During the unsettled times following the death of Barrabas, King of Willows, a strange knight entered the service of the ailing Count Vathek ap Gwydion, Lord of Rowan-Oak, bearing missives from the royal court, clad in black strip-mail studded with silver stars and armed with a long slender sword of Arcadian manufacture, its blade bearing the marks of having been broken and reforged. Sir Clay told his business to none but the count, and after a stay of some weeks rode away to the south. Few marked his going, for in those days many were abroad upon the trods that crossed the southlands.
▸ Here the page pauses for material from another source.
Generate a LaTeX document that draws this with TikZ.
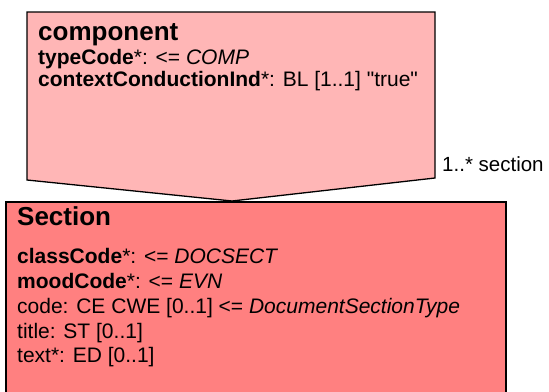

More astounding was Sir Clay's return four months later with a regal hunting horn adorned with silver fittings set with onyx and pearl, which he brought to the court of Rowan Oak, and laid at Count Vathek's feet. "Receive this gift, Lord, from the trove of forgotten time," said Sir Clay, and told how he had sought and found an ancient holding, long abandoned far from any trod on the cusp of the Dreaming. The horn he presented as proof of his tale, and he offered it to the count in exchange for the right to claim the freehold as his own.
It happened that the rediscovered freehold was along the very edge of those lands which Count Vathek held in vassalage to the Duchess of Rhododendrons, even where her territories abutted two other duchies. Anxious to include this new fief under his rule, Count Vathek gave his assent, and accepted Clay's fealty as Baron of Iron Mountain, and vassal to himself. Lord Clay rode off again to claim his fiefdom, and little was later heard of him. He kept to himself, inviting few fae to share his roof and accepting fewer invitations to enjoy the hospitality of neighboring lords. For thus transgressing the unspoken laws of noble society, Clay was quietly shunned by his peers. Those who remembered him, and wondered, were able to learn little.
Baron Clay retired to his den to pursue his own interests, which rumor reported to deal with the study of the stars, and of the properties of certain rare stones, and woods, and other such byways of Draocht and Greymayre. Seldom was Lord Clay seen, save when he came forth to lead the Samhain revels at the court of Rowan-Oak. Those who attended these events recalled little, save that Lord Clay ruled with a dark whimsy which nonetheless reflected and parodied the leadership which the Seelie Court had administered in the county over the foregoing year.
When Count Vathek rode out against a river-dragon's raids into his lands, he took the ancient hunting horn with him. But neither he nor it were seen again, for the serpent caught Count Vathek in its venemous jaws and dragged him under the water. A lottery was held, and Lady Rosamund named to take Count Vathek's seat, but when the lords of Rowan-Oak gathered to offer their fealty, Lord Clay was not amongst them. Nor could any be found who knew where his freehold of Iron Mountain was hidden, and the Countess could do nothing when a message arrived in the hands of a mute troll greybeard, announcing Baron Clay's sovereign claim to the barony, in defiance of Rosamund's putative suzerainty.
Dark rumors continue to leak from the south of fae benighted in the forest meeting with harrowing chimerae, bewildering fogs and strange, haunting visions. Clay is mistrusted and avoided most, and those who go to bring him before Countess Roasamund's judgement seldom return sane, and never succesful. All who have met Lord Clay speak of his overweening hauteur and melodious, insinuating voice. Folklore casts him as a hermit sorcerer, spinning unfathomable intrigues and deceits from his mysterious lair.
Clay is tall and lean, his features archly aquiline, his hair dark and his eyes cold. He is said to favor voile of dark, rich fabric and voluminous cut, over his knightly black strip mail. None have knowingly seen him in mortal mien, and his identity in the mortal world, if indeed he has one, is unknown.